Immigrati nei campi stanno arrivando ed è già emergenza
di COSIMO FORINA
SPINAZZOLA - Tra poco più di un mese, passata la festa patronale, chiusi gli ombrelloni sulle spiagge, ripartiti gli emigranti, bruciate come da cattiva abitudine le stoppie, le braccia a cui è negata ogni dignità torneranno. Perché i campi di pomodoro ora verdi saranno giunti a maturazione con il prezioso oro rosso da raccogliere. Un anno fa la cronaca registrava che oltre 70 lavoratori stagionali si erano accampati abusivamente, senza luce ed acqua, senza servizi, in una vecchia masseria in abbandono nel territorio di Spinazzola. Per tetto alcune tende canadesi, altre improvvisate, un copertone rivolto verso la Mecca per poter pregare, se non altro per mantenere un rapporto con il proprio Dio visto che con gli uomini questo risultava difficile. Come paga corrisposta: un tanto a cassone da riempire dall’alba al tramonto, oppure 4 euro all’ora, a volte 4,50 euro quando la raccolta del pomodoro, in alcuni casi di peperoni, è fatta ancora a mano e non con le macchine.

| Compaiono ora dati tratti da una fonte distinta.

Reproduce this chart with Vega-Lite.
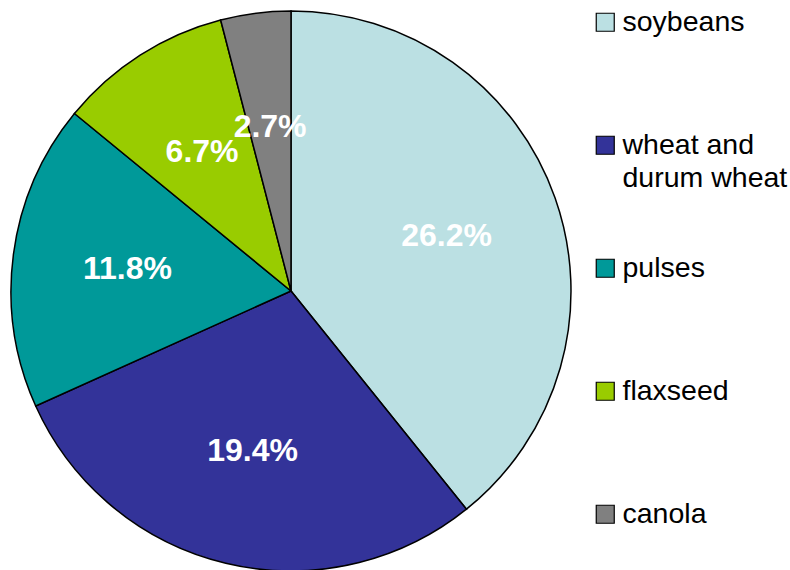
{
  "$schema": "https://vega.github.io/schema/vega-lite/v6.json",
  "width": 582,
  "height": 560,
  "padding": {"left": 0, "top": 11, "right": 208, "bottom": 0},
  "autosize": {"type": "none"},
  "background": "white",
  "config": {"view": {"stroke": null}, "font": "Liberation Sans"},
  "data": {
    "values": [
      {"crop": "soybeans", "share": 0.262, "order": 1},
      {"crop": "wheat and durum wheat", "share": 0.194, "order": 2},
      {"crop": "pulses", "share": 0.118, "order": 3},
      {"crop": "flaxseed", "share": 0.067, "order": 4},
      {"crop": "canola", "share": 0.027, "order": 5}
    ]
  },
  "encoding": {
    "theta": {"field": "share", "type": "quantitative", "stack": true},
    "order": {"field": "order", "type": "ordinal"}
  },
  "layer": [
    {
      "mark": {"type": "arc", "stroke": "black", "strokeWidth": 1.5},
      "encoding": {
        "color": {
          "field": "crop",
          "type": "nominal",
          "scale": {
            "domain": ["soybeans", "wheat and durum wheat", "pulses", "flaxseed", "canola"],
            "range": ["#BBE0E3", "#333399", "#009999", "#99CC00", "#808080"]
          },
          "legend": {
            "title": null,
            "orient": "none",
            "legendX": 591,
            "legendY": -3,
            "symbolType": "square",
            "symbolSize": 324,
            "symbolStrokeColor": "black",
            "symbolStrokeWidth": 1.2,
            "labelFont": "Liberation Sans",
            "labelFontSize": 28.5,
            "labelColor": "black",
            "labelOffset": 3,
            "labelLimit": 300,
            "gridAlign": "all",
            "rowPadding": 61,
            "labelExpr": "datum.label == 'wheat and durum wheat' ? ['wheat and', 'durum wheat'] : datum.label",
            "encode": {"labels": {"update": {"lineHeight": {"value": 33}}}}
          }
        }
      }
    },
    {
      "mark": {"type": "text", "radius": 165, "font": "Liberation Sans", "fontWeight": "bold", "fontSize": 32},
      "encoding": {
        "detail": {"field": "crop", "type": "nominal"},
        "color": {"value": "white"},
        "text": {"field": "share", "type": "quantitative", "format": ".1%"}
      }
    }
  ]
}
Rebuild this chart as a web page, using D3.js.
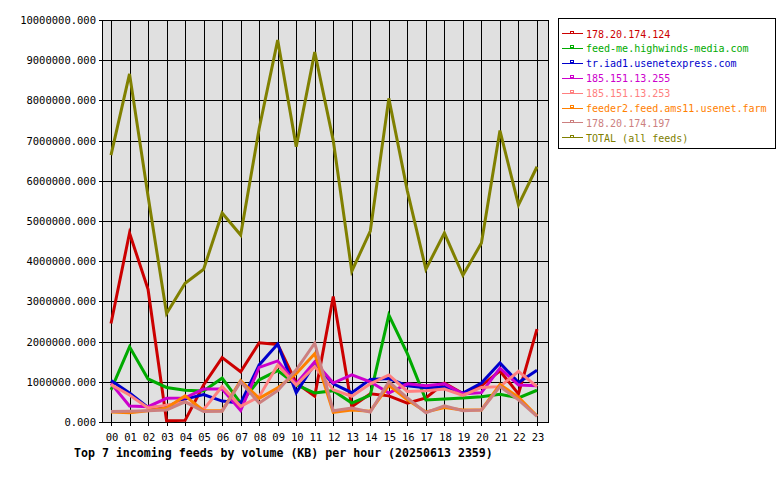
<!DOCTYPE html>
<html>
<head>
<meta charset="utf-8">
<script src="https://cdn.jsdelivr.net/npm/d3@7"></script>
<style>
  body { margin: 0; background: #fff; }
  svg text { font-family: "DejaVu Sans Mono", monospace; }
</style>
</head>
<body>
<div id="chart"></div>
<script>
const hours = ["00","01","02","03","04","05","06","07","08","09","10","11","12","13","14","15","16","17","18","19","20","21","22","23"]
const feedNames = ["178.20.174.124", "feed-me.highwinds-media.com", "tr.iad1.usenetexpress.com", "185.151.13.255", "185.151.13.253", "feeder2.feed.ams11.usenet.farm", "178.20.174.197", "TOTAL (all feeds)"]
const feedColors = ["#cc0000", "#00aa00", "#0000cc", "#cc00cc", "#ff8080", "#ff8000", "#cc8080", "#808000"]

// KB per hour
const red = [2450000, 4700000, 3300000, 30000, 40000, 920000, 1600000, 1250000, 1970000, 1930000, 970000, 640000, 3120000, 380000, 700000, 650000, 470000, 600000, 970000, 710000, 900000, 1270000, 700000, 2310000]
const green = [800000, 1870000, 1070000, 860000, 790000, 770000, 1090000, 470000, 1050000, 1280000, 930000, 720000, 780000, 470000, 670000, 2660000, 1700000, 550000, 570000, 600000, 630000, 690000, 600000, 790000]
const blue = [1030000, 720000, 360000, 380000, 570000, 680000, 520000, 470000, 1420000, 1940000, 730000, 1450000, 950000, 730000, 1060000, 1080000, 900000, 850000, 870000, 720000, 970000, 1470000, 980000, 1290000]
const magenta = [960000, 400000, 380000, 590000, 600000, 820000, 820000, 290000, 1360000, 1520000, 950000, 1500000, 970000, 1170000, 1000000, 720000, 950000, 900000, 950000, 700000, 730000, 1340000, 920000, 900000]
const salmon = [930000, 670000, 350000, 420000, 500000, 310000, 880000, 390000, 630000, 1420000, 920000, 1380000, 800000, 640000, 950000, 1170000, 760000, 780000, 820000, 660000, 860000, 880000, 1260000, 880000]
const orange = [250000, 230000, 280000, 350000, 650000, 280000, 280000, 1030000, 590000, 850000, 1200000, 1700000, 240000, 300000, 270000, 910000, 550000, 250000, 360000, 300000, 300000, 930000, 620000, 150000]
const rosy = [260000, 270000, 280000, 300000, 500000, 260000, 270000, 1000000, 470000, 780000, 1300000, 1960000, 280000, 350000, 250000, 1000000, 600000, 230000, 400000, 280000, 300000, 880000, 550000, 140000]
const total = [6640000, 8660000, 5620000, 2700000, 3450000, 3800000, 5200000, 4650000, 7300000, 9500000, 6850000, 9200000, 7000000, 3750000, 4750000, 8050000, 5750000, 3800000, 4700000, 3650000, 4450000, 7250000, 5400000, 6350000]

const series = [red, green, blue, magenta, salmon, orange, rosy, total]

const width = 780, height = 480
const plotLeft = 102, plotRight = 548, plotTop = 20, plotBottom = 422

const x = d3.scalePoint().domain(hours).range([111, 537])
const y = d3.scaleLinear().domain([0, 10000000]).range([plotBottom, plotTop])

const svg = d3.select("#chart")
  .append("svg")
  .attr("width", width)
  .attr("height", height)

// plot background
svg.append("rect")
  .attr("x", plotLeft).attr("y", plotTop)
  .attr("width", plotRight - plotLeft).attr("height", plotBottom - plotTop)
  .attr("fill", "#e0e0e0")

// grid
const grid = svg.append("g")
  .attr("stroke", "#000")
  .attr("stroke-width", 1)
  .attr("shape-rendering", "crispEdges")

grid.selectAll(".h")
  .data(y.ticks(10))
  .join("line")
  .attr("x1", plotLeft - 3).attr("x2", plotRight)
  .attr("y1", d => Math.round(y(d)) + 0.5).attr("y2", d => Math.round(y(d)) + 0.5)

grid.selectAll(".v")
  .data(hours)
  .join("line")
  .attr("x1", d => Math.round(x(d)) + 0.5).attr("x2", d => Math.round(x(d)) + 0.5)
  .attr("y1", plotTop).attr("y2", plotBottom + 4)

// frame
svg.append("rect")
  .attr("x", plotLeft + 0.5).attr("y", plotTop + 0.5)
  .attr("width", plotRight - plotLeft).attr("height", plotBottom - plotTop)
  .attr("fill", "none")
  .attr("stroke", "#000")
  .attr("shape-rendering", "crispEdges")

// y labels
svg.append("g")
  .attr("font-size", 10.5)
  .attr("text-anchor", "end")
  .selectAll("text")
  .data(y.ticks(10))
  .join("text")
  .attr("x", 96)
  .attr("y", d => y(d) + 4)
  .text(d => d3.format(".3f")(d))

// x labels
svg.append("g")
  .attr("font-size", 10.5)
  .attr("text-anchor", "middle")
  .selectAll("text")
  .data(hours)
  .join("text")
  .attr("x", d => x(d) + 1)
  .attr("y", 441)
  .text(d => d)

// lines
const line = d3.line()
  .x((d, i) => x(hours[i]))
  .y(d => y(d))

svg.append("g")
  .attr("fill", "none")
  .attr("stroke-width", 3)
  .attr("stroke-linejoin", "miter")
  .selectAll("path")
  .data(series)
  .join("path")
  .attr("stroke", (d, i) => feedColors[i])
  .attr("d", line)

// title
svg.append("text")
  .attr("x", 74)
  .attr("y", 457)
  .attr("font-size", 11.6)
  .attr("font-weight", "bold")
  .text("Top 7 incoming feeds by volume (KB) per hour (20250613 2359)")

// legend
const legend = svg.append("g")

legend.append("rect")
  .attr("x", 558.5).attr("y", 18.5)
  .attr("width", 217).attr("height", 130)
  .attr("fill", "#fff")
  .attr("stroke", "#000")
  .attr("shape-rendering", "crispEdges")

const item = legend.selectAll("g")
  .data(feedNames)
  .join("g")
  .attr("transform", (d, i) => `translate(0, ${33.5 + i * 14.9})`)

item.append("line")
  .attr("x1", 562).attr("x2", 583)
  .attr("y1", 0).attr("y2", 0)
  .attr("stroke", (d, i) => feedColors[i])
  .attr("shape-rendering", "crispEdges")

item.append("rect")
  .attr("x", 570.5).attr("y", -2.5)
  .attr("width", 3).attr("height", 2)
  .attr("fill", "none")
  .attr("stroke", (d, i) => feedColors[i])
  .attr("shape-rendering", "crispEdges")

item.append("text")
  .attr("x", 586)
  .attr("y", 4)
  .attr("font-size", 10)
  .attr("fill", (d, i) => feedColors[i])
  .text(d => d)
</script>
</body>
</html>
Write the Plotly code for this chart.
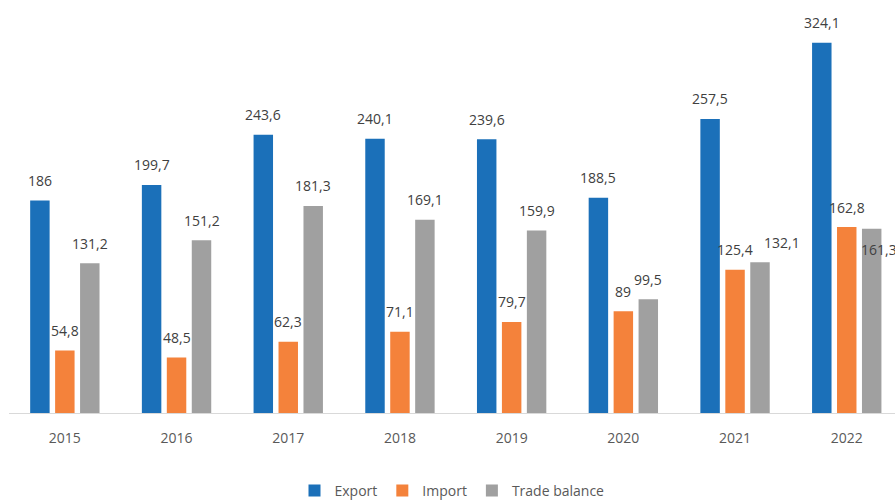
import plotly.graph_objects as go

years = ["2015", "2016", "2017", "2018", "2019", "2020", "2021", "2022"]
export = [186, 199.7, 243.6, 240.1, 239.6, 188.5, 257.5, 324.1]
imports = [54.8, 48.5, 62.3, 71.1, 79.7, 89, 125.4, 162.8]
trade_balance = [131.2, 151.2, 181.3, 169.1, 159.9, 99.5, 132.1, 161.3]

series = [
    ("Export", export, "#1B70B9"),
    ("Import", imports, "#F4823B"),
    ("Trade balance", trade_balance, "#A0A0A0"),
]

BARGAP = 0.33
slot = (1 - BARGAP) / 3

# label nudges (px) where labels would otherwise collide
nudges = {
    ("Trade balance", "2021"): (22, 20),
    ("Trade balance", "2022"): (7, -21),
}


def fmt(v):
    s = f"{v:g}"
    return s.replace(".", ",")


fig = go.Figure()
annotations = []
for k, (name, vals, color) in enumerate(series):
    fig.add_trace(go.Bar(
        name=name, x=list(range(len(years))), y=vals,
        marker=dict(color=color, line=dict(width=0)),
    ))
    for i, (yr, v) in enumerate(zip(years, vals)):
        dx, dy = nudges.get((name, yr), (0, 20))
        annotations.append(dict(
            x=i + (k - 1) * slot, y=v, xref="x", yref="y",
            text=fmt(v), showarrow=False,
            xanchor="center", yanchor="middle",
            xshift=dx, yshift=dy,
            font=dict(family="Open Sans", size=14, color="#404040"),
        ))

fig.update_layout(
    width=895, height=500,
    margin=dict(l=9, r=0, t=20, b=87, autoexpand=False),
    paper_bgcolor="white", plot_bgcolor="white",
    barmode="group", bargap=BARGAP, bargroupgap=0.22,
    annotations=annotations,
    showlegend=True,
    legend=dict(
        orientation="h", x=0.5, xanchor="center", y=-0.198, yanchor="middle",
        font=dict(family="Open Sans", size=14, color="#595959"),
        itemwidth=30, tracegroupgap=0,
    ),
    xaxis=dict(
        tickmode="array", tickvals=list(range(len(years))), ticktext=years,
        range=[-0.5, -0.5 + 886 / 111.7],
        showgrid=False, zeroline=False,
        showline=True, linecolor="#D9D9D9", linewidth=1,
        ticks="", ticklabelstandoff=12,
        tickfont=dict(family="Open Sans", size=14, color="#595959"),
    ),
    yaxis=dict(
        range=[0, 344.1], visible=False, showgrid=False, zeroline=False,
    ),
)

fig.write_html("out.html")
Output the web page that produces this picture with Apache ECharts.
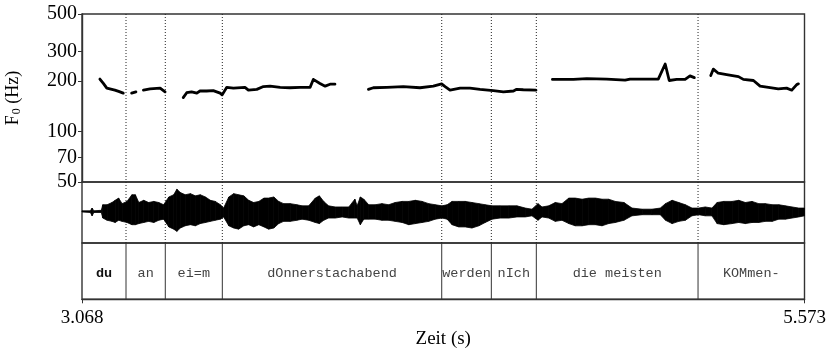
<!DOCTYPE html>
<html>
<head>
<meta charset="utf-8">
<script src="https://cdn.jsdelivr.net/npm/echarts@6/dist/echarts.min.js"></script>
<style>
  html, body { margin: 0; padding: 0; background: #fff; }
  #chart { width: 827px; height: 348px; }
</style>
</head>
<body>
<div id="chart"></div>
<script>
// Time range of the excerpt (s)
const timeRange = [3.068, 5.573];
const timeTicks = [3.068, 5.573];

// Pitch track: null marks an unvoiced gap
const f0Times = [
  3.130, 3.142, 3.154, 3.182, 3.195, 3.211, null,
  3.240, 3.255, null,
  3.281, 3.304, 3.339, 3.356, null,
  3.419, 3.431, 3.448, 3.466, 3.477, 3.500, 3.523, 3.547, 3.554, 3.570, 3.593, 3.633, 3.645,
  3.674, 3.697, 3.720, 3.755, 3.789, 3.824, 3.859, 3.870, 3.893, 3.911, 3.928, 3.945, null,
  4.061, 4.078, 4.125, 4.182, 4.240, 4.286, 4.315, 4.327, 4.344, 4.379, 4.413, 4.448, 4.494,
  4.529, 4.564, 4.575, 4.598, 4.642, null,
  4.699, 4.772, 4.818, 4.887, 4.951, 4.968, 5.066, 5.090, 5.104, 5.130, 5.159, 5.176, 5.191, null,
  5.248, 5.257, 5.274, 5.303, 5.344, 5.361, 5.396, 5.419, 5.448, 5.482, 5.511, 5.529, 5.546, 5.552
];
const f0Hz = [
  205, 193, 181, 176, 173, 169, null,
  169, 172, null,
  176, 179, 181, 172, null,
  159, 170, 172, 169, 174, 174, 175, 169, 165, 183, 181, 183, 176,
  178, 185, 186, 183, 182, 183, 183, 204, 193, 186, 191, 191, null,
  178, 182, 183, 185, 182, 186, 192, 185, 176, 181, 181, 178, 175,
  172, 174, 178, 177, 176, null,
  204, 204, 206, 205, 202, 205, 205, 252, 201, 204, 204, 214, 209, null,
  215, 235, 222, 218, 212, 204, 201, 186, 183, 179, 181, 176, 190, 192
];
const freqTicks = [50, 70, 100, 200, 300, 500];

// Oscillogram envelope (positive and negative peaks)
const waveTimes = [
  3.068, 3.097, 3.103, 3.109, 3.135, 3.140, 3.155, 3.172, 3.183, 3.195, 3.207, 3.224, 3.241, 3.253,
  3.265, 3.282, 3.299, 3.317, 3.334, 3.351, 3.369, 3.386, 3.397, 3.409, 3.426, 3.444, 3.461, 3.478,
  3.496, 3.513, 3.530, 3.548, 3.559, 3.577, 3.594, 3.611, 3.629, 3.646, 3.663, 3.681, 3.699, 3.715,
  3.733, 3.750, 3.767, 3.790, 3.813, 3.831, 3.854, 3.877, 3.891, 3.906, 3.923, 3.946, 3.970, 3.993,
  4.014, 4.022, 4.033, 4.045, 4.062, 4.085, 4.108, 4.131, 4.154, 4.178, 4.201, 4.224, 4.247, 4.270,
  4.293, 4.316, 4.334, 4.351, 4.374, 4.397, 4.420, 4.444, 4.466, 4.490, 4.518, 4.548, 4.576, 4.605,
  4.628, 4.649, 4.663, 4.686, 4.709, 4.732, 4.756, 4.778, 4.802, 4.825, 4.848, 4.871, 4.894, 4.917,
  4.947, 4.975, 5.010, 5.044, 5.073, 5.091, 5.114, 5.137, 5.160, 5.183, 5.206, 5.229, 5.252, 5.270,
  5.293, 5.322, 5.345, 5.368, 5.391, 5.414, 5.437, 5.461, 5.484, 5.507, 5.530, 5.553, 5.573
];
const wavePos = [
  0.5, 0.5, 3, 0.5, 1, 6, 6, 8, 10, 12, 7, 9, 15, 15,
  8, 10, 8, 9, 8, 6, 13, 15, 20, 17, 15, 16, 14, 15,
  13, 10, 9, 6, 3, 13, 16, 15, 14, 10, 8, 9, 12, 12,
  13, 9, 7, 7, 6, 5, 5, 12, 14, 9, 5, 4, 4, 4,
  11, 5, 13, 11, 6, 6, 7, 6, 8, 9, 9, 10, 9, 7,
  6, 5, 6, 9, 9, 9, 8, 7, 6, 5, 5, 5, 5, 3,
  2, 7, 4, 5, 8, 7, 12, 12, 11, 12, 12, 11, 11, 9,
  8, 3, 2, 2, 3, 7, 10, 8, 6, 3, 3, 4, 3, 8,
  9, 9, 10, 8, 9, 7, 7, 6, 6, 5, 4, 3, 3
];
const waveNeg = [
  -0.5, -1, -4, -1, -1, -6, -8, -9, -10, -8, -9, -10, -12, -12,
  -11, -10, -9, -10, -8, -7, -14, -16, -18, -15, -13, -12, -13, -11,
  -10, -9, -8, -7, -5, -13, -15, -16, -13, -12, -14, -12, -14, -16,
  -15, -11, -9, -9, -8, -7, -8, -10, -11, -8, -6, -6, -5, -6,
  -6, -6, -12, -7, -7, -7, -8, -8, -9, -10, -12, -11, -10, -9,
  -7, -6, -7, -12, -14, -14, -15, -13, -10, -7, -6, -6, -5, -5,
  -4, -8, -5, -6, -9, -8, -11, -13, -13, -12, -12, -13, -11, -10,
  -8, -4, -3, -3, -3, -8, -11, -9, -8, -4, -3, -4, -4, -11,
  -12, -11, -10, -11, -10, -10, -9, -9, -7, -7, -6, -5, -4
];

// Word tier: labels and interval boundaries (s)
const wordLabels = ['du', 'an', 'ei=m', 'dOnnerstachabend', 'werden', 'nIch', 'die meisten', 'KOMmen-'];
const wordBounds = [3.068, 3.2206, 3.3568, 3.5545, 4.3152, 4.4872, 4.6432, 5.2039, 5.573];

const SERIF = '"Liberation Serif", "Times New Roman", serif';
const MONO = '"Liberation Mono", "Courier New", monospace';
const FRAME = '#333';

// Split the pitch track into voiced stretches
const f0Segments = [];
let cur = [];
f0Times.forEach((t, i) => {
  if (t === null || f0Hz[i] === null) {
    if (cur.length) f0Segments.push(cur);
    cur = [];
  } else {
    cur.push([t, f0Hz[i]]);
  }
});
if (cur.length) f0Segments.push(cur);

// Envelope quads between consecutive samples
const waveData = [];
for (let i = 0; i < waveTimes.length - 1; i++) {
  waveData.push([waveTimes[i], wavePos[i], waveNeg[i], waveTimes[i + 1], wavePos[i + 1], waveNeg[i + 1]]);
}

const innerBounds = wordBounds.slice(1, -1);
const intervals = wordLabels.map((w, i) => [wordBounds[i], wordBounds[i + 1], i]);

function dottedBoundary(params, api) {
  const cs = params.coordSys;
  const x = api.coord([api.value(0), api.value(1)])[0];
  return {
    type: 'line',
    shape: { x1: x, y1: cs.y, x2: x, y2: cs.y + cs.height },
    style: { stroke: '#222', lineWidth: 1, lineDash: [1, 2] }
  };
}

const chart = echarts.init(document.getElementById('chart'), null, { renderer: 'canvas' });

const gridBase = {
  left: 82, width: 722.5, show: true, borderColor: FRAME, borderWidth: 1.4,
  backgroundColor: 'transparent', containLabel: false, outerBoundsMode: 'none'
};

const hiddenX = (gi) => ({
  type: 'value', gridIndex: gi, min: timeRange[0], max: timeRange[1],
  show: false, splitLine: { show: false }
});

const series = [];

// Segment boundaries (dotted) in pitch and oscillogram panels
series.push({
  type: 'custom', xAxisIndex: 0, yAxisIndex: 0, z: 1,
  data: innerBounds.map(b => [b, 100]),
  encode: { x: 0, y: 1 },
  renderItem: dottedBoundary, silent: true
});
series.push({
  type: 'custom', xAxisIndex: 1, yAxisIndex: 1, z: 1,
  data: innerBounds.map(b => [b, 0]),
  encode: { x: 0, y: 1 },
  renderItem: dottedBoundary, silent: true
});

// Pitch contour
f0Segments.forEach(seg => {
  series.push({
    type: 'line', xAxisIndex: 0, yAxisIndex: 0, z: 3,
    data: seg, showSymbol: false, symbol: 'none', smooth: false,
    lineStyle: { color: '#000', width: 2.8, cap: 'round', join: 'round' },
    silent: true
  });
});

// Oscillogram
series.push({
  type: 'custom', xAxisIndex: 1, yAxisIndex: 1, z: 2,
  data: waveData,
  encode: { x: [0, 3], y: [1, 2, 4, 5] },
  renderItem(params, api) {
    const a = api.coord([api.value(0), api.value(1)]);
    const b = api.coord([api.value(3), api.value(4)]);
    const c = api.coord([api.value(3), api.value(5)]);
    const d = api.coord([api.value(0), api.value(2)]);
    return {
      type: 'polygon',
      shape: { points: [a, b, c, d] },
      style: { fill: '#000', stroke: '#000', lineWidth: 0.8 }
    };
  },
  silent: true
});

// Word tier
series.push({
  type: 'custom', xAxisIndex: 2, yAxisIndex: 2, z: 2,
  data: intervals,
  encode: { x: [0, 1] },
  renderItem(params, api) {
    const i = api.value(2);
    const s = api.coord([api.value(0), 0]);
    const e = api.coord([api.value(1), 1]);
    const cx = (s[0] + e[0]) / 2;
    const cy = (s[1] + e[1]) / 2 + 2.5;
    const bold = i === 0;
    const children = [{
      type: 'text',
      style: {
        text: wordLabels[i], x: cx, y: cy, align: 'center', verticalAlign: 'middle',
        font: (bold ? 'bold ' : '') + '13.5px ' + MONO,
        fill: bold ? '#111' : '#444'
      }
    }];
    if (i < wordLabels.length - 1) {
      children.push({
        type: 'line',
        shape: { x1: e[0], y1: s[1], x2: e[0], y2: e[1] },
        style: { stroke: FRAME, lineWidth: 1 }
      });
    }
    return { type: 'group', children };
  },
  silent: true
});

chart.setOption({
  animation: false,
  backgroundColor: '#fff',
  grid: [
    Object.assign({ top: 14, height: 168 }, gridBase),
    Object.assign({ top: 182, height: 61 }, gridBase),
    Object.assign({ top: 243, height: 56.3 }, gridBase)
  ],
  xAxis: [
    hiddenX(0),
    hiddenX(1),
    {
      type: 'value', gridIndex: 2, min: timeRange[0], max: timeRange[1],
      axisLine: { show: true, lineStyle: { color: FRAME, width: 1.4 } },
      axisTick: { show: true, length: 4, customValues: timeTicks, lineStyle: { color: FRAME, width: 1 } },
      axisLabel: {
        customValues: timeTicks, formatter: v => v.toFixed(3),
        fontFamily: SERIF, fontSize: 19, color: '#000', margin: 9
      },
      splitLine: { show: false },
      name: 'Zeit (s)', nameLocation: 'middle', nameGap: 30,
      nameTextStyle: { fontFamily: SERIF, fontSize: 19, color: '#000' }
    }
  ],
  yAxis: [
    {
      type: 'log', logBase: 10, gridIndex: 0, min: 50, max: 500,
      axisLine: { show: true, lineStyle: { color: FRAME, width: 1.4 } },
      axisTick: { show: true, length: 4, customValues: freqTicks, lineStyle: { color: FRAME, width: 1 } },
      axisLabel: { customValues: freqTicks, fontFamily: SERIF, fontSize: 20, color: '#000', margin: 5 },
      splitLine: { show: false },
      name: '{f|F}{s|0}{f| (Hz)}', nameLocation: 'middle', nameRotate: 90, nameGap: 59,
      nameTextStyle: {
        color: '#000',
        rich: {
          f: { fontFamily: SERIF, fontSize: 18, color: '#000' },
          s: { fontFamily: SERIF, fontSize: 12, color: '#000', padding: [8, 0, 0, 1] }
        }
      }
    },
    { type: 'value', gridIndex: 1, min: -28.5, max: 26.5, show: false, splitLine: { show: false } },
    { type: 'value', gridIndex: 2, min: 0, max: 1, show: false, splitLine: { show: false } }
  ],
  series
});
</script>
</body>
</html>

Quella condizione disumana, ignorata, che purtroppo si ripete ogni anno nelle nostre campagne, solo perché raccontata dalla “Gazzetta” diventò scandalo. Sufficiente per richiamare qualche emittente televisiva, sindacalisti del territorio e alcuni giunti da Roma, i quali davanti ai microfoni levarono forte la loro voce. A cui si aggiunse, in buonafede, qualche consigliere comunale che “promise” almeno l’arrivo di un autobotte per assicurare l’acqua potabile. Le braccia, per lo più di giovani, del Burkina Faso, Mali, Costa D’Avorio, Ghana e Sudan, con dignità ed un sorriso non nascosero nulla ai cronisti. Nemmeno il pizzo pagato al caporale di turno. E proprio da questi ultimi a chi era con macchina fotografica e taccuino giunse l’invito a levare senza mezzi termini i propri tacchi dalla masseria.
In ognuna delle storie raccolte c’era alla base la capacità di accettare, nonostante tutto, ogni sopportazione. Perché quel lavoro pur sottopagato, quel denaro, poco, rappresentava la possibilità di assicurare la sopravvivenza delle proprie famiglie rimaste nelle terre di origine. Dove la miseria è tanto amara e vera da non poter essere nemmeno immaginata nel civile occidente opulente. Andando via gli stagionali lo scorso anno, dopo che la raccolta dei campi si era conclusa, le luci della ribalta spente, dopo aver ripulito il luogo, sulla porta della masseria lasciarono questa scritta rivolta al proprietario dell’immobile: “Grazie Padrone”. Perché, stando al sentimento percepito da quegli uomini, il “padrone buono” aveva tollerato la loro presenza senza richiedere lo sgombero forzato come successo nella vicina Basilicata.
Ma tra poco più di un mese gli stessi lavoratori o altri assoggettati al bisogno torneranno a spaccarsi la schiena nei campi. E sarà difficile, assicuriamo sin da ora, ignorare la loro presenza. L’auspicio di quella brutta condizione dello scorso anno, fu che non doveva più ripetersi e che bisognava organizzarsi per tempo affinché si potesse assicurare decoro a questi lavoratori. Fino ad oggi però, mentre i campi di pomodoro e peperoni crescono rigogliosi nessun tavolo tecnico risulta essere stato convocato.
Ed il rischio che la vergogna si ripeti appare sempre più vicino e concreto. Ecco perché diventa necessario che gli operatori agricoli che utilizzano questi lavoratori, associazioni, i sindacati, lo stesso Comune di Spinazzola e altre istituzioni a partire dal prefetto, assumano degli impegni tangibili. Aver ricordato i giorni dello scorso settembre mira a scuotere gli animi affinché prevalga il valore dell’accoglienza e quello di assicurare dignità e non solo l’egoismo bisogno di veder assicurato il raccolto. Agire prima che il rosso dei pomodori non vada a confondersi con quello delle facce del perbenismo fatto scattare ad orologeria dopo aver gridano ad altro scandalo, è atto dovuto. Affinché nessuno potrà dichiararsi non responsabile senza aver fatto nulla per evitare condizioni di abbandono.